Take out those that do not have mask anno and put them in Dataset
- Implement __getitem__ for Dataset
- Change base for them
Fix data[’mask’] # (b, h, w) → (b, 1, h, w)? (necessary?) Not really necessary? Just have them (b, h, w) for now
Fix data['mask'].dtype == bool When mask has a single channel, make them have the same dtype. Albumentations supports only UINT8 and FLOAT32.
- bool -> uint8
- or int16 (because why not... mask.dtype does not matter)
fix plt.rcParams['image.interpolation'] does not work in ./notebooks/_sample_images.ipynb cv2.resize was an issue, not matplotlib
update overview table
- Reordered
- Add missing ones
  - BBBC041
consistent root_dir. Now it is a mess. We want something described in the docs/user_guides/basic0_prepare_datasets.rst.
substitute num_calls with num_samples? (I think samples sound right)
Differentiate ● (O) and ● (OI: instance outlines)
FRUNet normalize, better way? correct way?
number of images, including test sets
Load all anno types, if there are more than one (e.g. BBBC007)
image_ch if possible (in any case where channels are separable)
- Done: BBBC006, BBBC020
- Not done: need to find them
BBBC020 anno dir name is not BBBC020* but BBC020*. Need to check if it's the case for both types. Follow BBC020*?

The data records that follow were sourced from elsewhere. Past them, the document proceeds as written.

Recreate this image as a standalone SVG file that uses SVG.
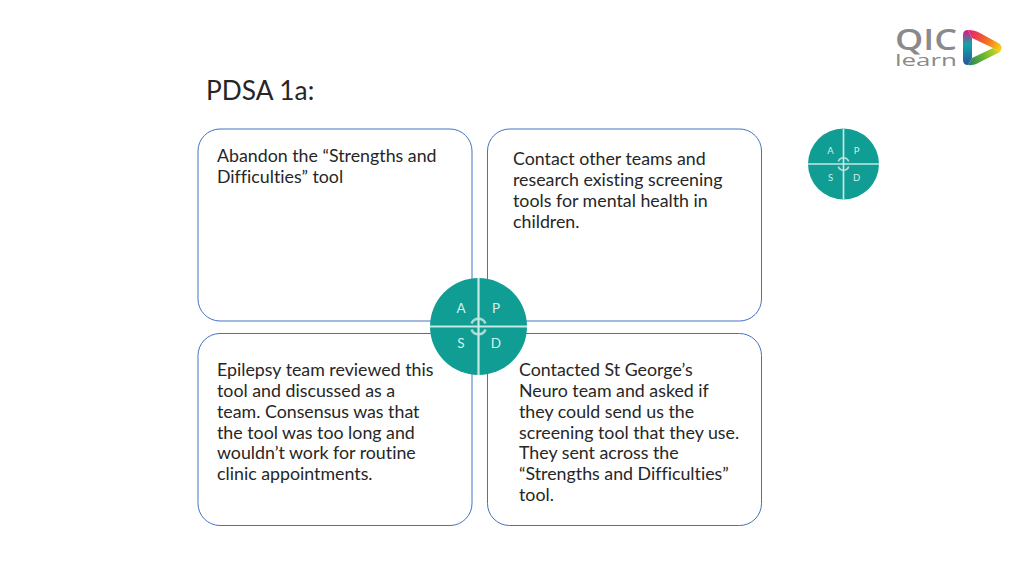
<svg xmlns="http://www.w3.org/2000/svg" width="1024" height="576" viewBox="0 0 1024 576">
<style>
.box{fill:#fff;stroke:#4472c4;stroke-width:1}
.t{font-family:Lato,"Open Sans",sans-serif;font-size:17.8px;fill:#262626;font-variant-ligatures:none}
.seg{fill:#0f9d94}
.div{stroke:#c8e8e4;fill:none}
.ring{stroke:#a9dcd6;fill:none}
.l{font-family:Lato,"Open Sans",sans-serif;fill:#d5f0ec;text-anchor:middle}
.logo{font-family:"Open Sans",sans-serif;fill:#8a8a8a}
</style>
<defs>
<linearGradient id="g1" gradientUnits="userSpaceOnUse" x1="967" y1="30" x2="967" y2="66"><stop offset="0" stop-color="#e6127e"/><stop offset=".4" stop-color="#12a5a8"/><stop offset="1" stop-color="#2a4fa0"/></linearGradient>
<linearGradient id="g2" gradientUnits="userSpaceOnUse" x1="965" y1="32" x2="1002" y2="48"><stop offset="0" stop-color="#e6127e"/><stop offset=".6" stop-color="#f2701e"/><stop offset="1" stop-color="#f4d81c"/></linearGradient>
<linearGradient id="g3" gradientUnits="userSpaceOnUse" x1="967" y1="65" x2="1002" y2="48"><stop offset="0" stop-color="#1c7f6a"/><stop offset=".5" stop-color="#6cb82e"/><stop offset="1" stop-color="#eee01c"/></linearGradient>
</defs>
<rect width="1024" height="576" fill="#fff"/>
<g id="logo">
<text class="logo" x="895" y="50" font-size="29" font-weight="600" textLength="62" lengthAdjust="spacingAndGlyphs">QIC</text>
<text class="logo" x="895" y="66" font-size="17" font-weight="500" textLength="62" lengthAdjust="spacingAndGlyphs">learn</text>
<path d="M968 30Q975 30 980 33L1000 44Q1003 48 1000 52L993 48L972 38Z" fill="url(#g2)"/>
<path d="M1000 52L980 62Q973 66 968 65L972 58L993 48Z" fill="url(#g3)"/>
<path d="M963 35Q963 30 968 30L972 38V58L968 65Q963 65 963 60Z" fill="url(#g1)"/>
</g>
<text id="title" x="206" y="100" font-family="Lato,'Open Sans',sans-serif" font-size="26.300px" fill="#262626">PDSA 1a:</text>
<g id="act">
<rect class="box" x="198" y="129" width="274" height="192" rx="22"/>
<text class="t"><tspan x="217" y="162">Abandon the “Strengths and</tspan><tspan x="217" y="183">Difficulties” tool</tspan></text>
</g>
<g id="plan">
<rect class="box" x="487.500" y="129" width="274" height="192" rx="22"/>
<text class="t"><tspan x="513" y="165">Contact other teams and</tspan><tspan x="513" y="186">research existing screening</tspan><tspan x="513" y="207">tools for mental health in</tspan><tspan x="513" y="228">children.</tspan></text>
</g>
<g id="study">
<rect class="box" x="198" y="333.500" width="274" height="192" rx="22"/>
<text class="t"><tspan x="217" y="376">Epilepsy team reviewed this</tspan><tspan x="217" y="397">tool and discussed as a</tspan><tspan x="217" y="418">team. Consensus was that</tspan><tspan x="217" y="438.500">the tool was too long and</tspan><tspan x="217" y="459">wouldn’t work for routine</tspan><tspan x="217" y="480">clinic appointments.</tspan></text>
</g>
<g id="do">
<rect class="box" x="487.500" y="333.500" width="274" height="192" rx="22"/>
<text class="t"><tspan x="519" y="376">Contacted St George’s</tspan><tspan x="519" y="397">Neuro team and asked if</tspan><tspan x="519" y="418">they could send us the</tspan><tspan x="519" y="438.500">screening tool that they use.</tspan><tspan x="519" y="459">They sent across the</tspan><tspan x="519" y="480">“Strengths and Difficulties”</tspan><tspan x="519" y="501">tool.</tspan></text>
</g>
<g id="cycle-large">
<circle class="seg" cx="478.500" cy="326.500" r="48.500"/>
<path class="ring" stroke-width="2.500" d="M471.500 323.500A7.500 7.500 0 0 1 485.500 323.500M485.500 329.500A7.500 7.500 0 0 1 471.500 329.500"/>
<path class="div" stroke-width="2.200" d="M478.500 278V375M430 326.500H527"/>
<text class="l" font-size="13.500" x="461" y="313">A</text>
<text class="l" font-size="13.500" x="496" y="313">P</text>
<text class="l" font-size="13.500" x="461" y="348">S</text>
<text class="l" font-size="13.500" x="496" y="348">D</text>
</g>
<g id="cycle-small">
<circle class="seg" cx="843.500" cy="164" r="35.500"/>
<path class="ring" stroke-width="1.800" d="M838.300 161.500A5.500 5.500 0 0 1 848.700 161.500M848.700 166.500A5.500 5.500 0 0 1 838.300 166.500"/>
<path class="div" stroke-width="1.700" d="M843.500 128.500V199.500M808 164H879"/>
<text class="l" font-size="9.500" x="830.500" y="154">A</text>
<text class="l" font-size="9.500" x="856.500" y="154">P</text>
<text class="l" font-size="9.500" x="830.500" y="180.500">S</text>
<text class="l" font-size="9.500" x="856.500" y="180.500">D</text>
</g>
</svg>
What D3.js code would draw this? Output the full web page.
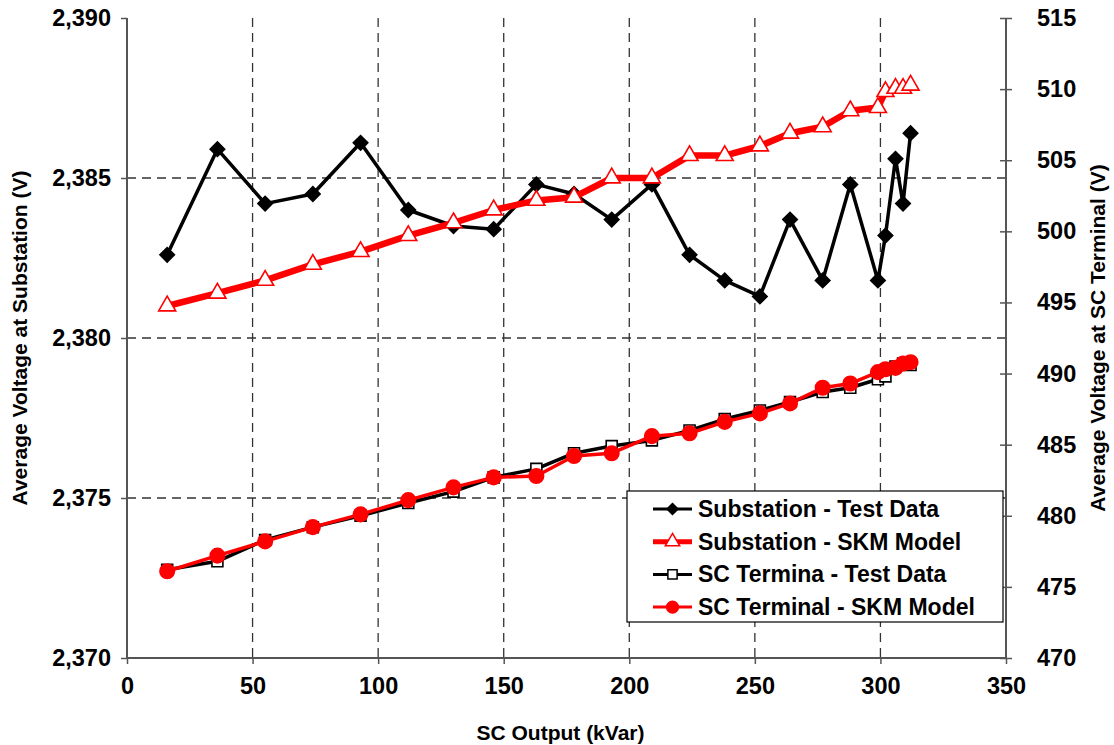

Migrate repo to LOB account and open to public
DatasetList: List[Dataset] - [x] to do batch processing, such as foreach_sample_by_indices - [ ] Where to put? types.py is not a good place
Normalization normalize and normalize_mode?
grayscale_mode: list[float] Important one. Images with 2 channels using grayscale_mode=eqaul should be fixed by list[float].
More data
- TissueNet
- https://twitter.com/cmci_/status/1498156970700046337?t=9n2gDTpeM1Oq3JcCOV9QOg All 3 are related. Rooted from one and modified somehow?
  1. Romain Guiet. (2022). HeLa "Kyoto" cells under the scope (Version v0) [Data set]. Zenodo. https://doi.org/10.5281/zenodo.6139958
  2. Romain Guiet, & Olivier Burri. (2022). Cellpose models for Label Prediction from Brightfield and Digital Phase Contrast images (Version v0) [Data set]. Zenodo. https://doi.org/10.5281/zenodo.6140111
  3. Romain Guiet. (2022). Automatic labelling of HeLa "Kyoto" cells using Deep Learning tools (Version v0) [Data set]. Zenodo. https://doi.org/10.5281/zenodo.6140064
- CellImageLibrary http://www.cellimagelibrary.org/images/CCDB_6843 Included in Cellpose dataset, cytoplasmic (phalloidin) and nuclear stains (DAPI)
- CRCHisto
- CEM500K
- OpenCell https://opencell.czbiohub.org/
- LIVECellt
- StarDist (subset of DSB2018)
- Cellpose
hydra for Config https://hydra.cc/docs/intro/

For later

Multi-threading LIVECell
Config.expand(): concatenate Configs. Q) What if there are overlaps?
Refactor __getitem__() for "image" in Dataset and MaskDataset, so that they can share the same code for getting "image". Also it is repeated in output=image and output=both.
AnnoDatasetInterface Interface for Dataset with annotation, base for all Dataset with annotation. Currently attr like anno_dict is not an abstract property, though it should be once we have other types, BboxDataset for instance,
BboxDataset
- BBBC041
- and more
3D [experimental]
- need 3D augmentation lib
Custom augmentation ex) 5 channels
time-series

All datasets are very unique. Read each docstring for details.

BBBC006 The same field of view with varying focus. zind=16 is the most in-focus plane. Thus it loads only zind=16 by default.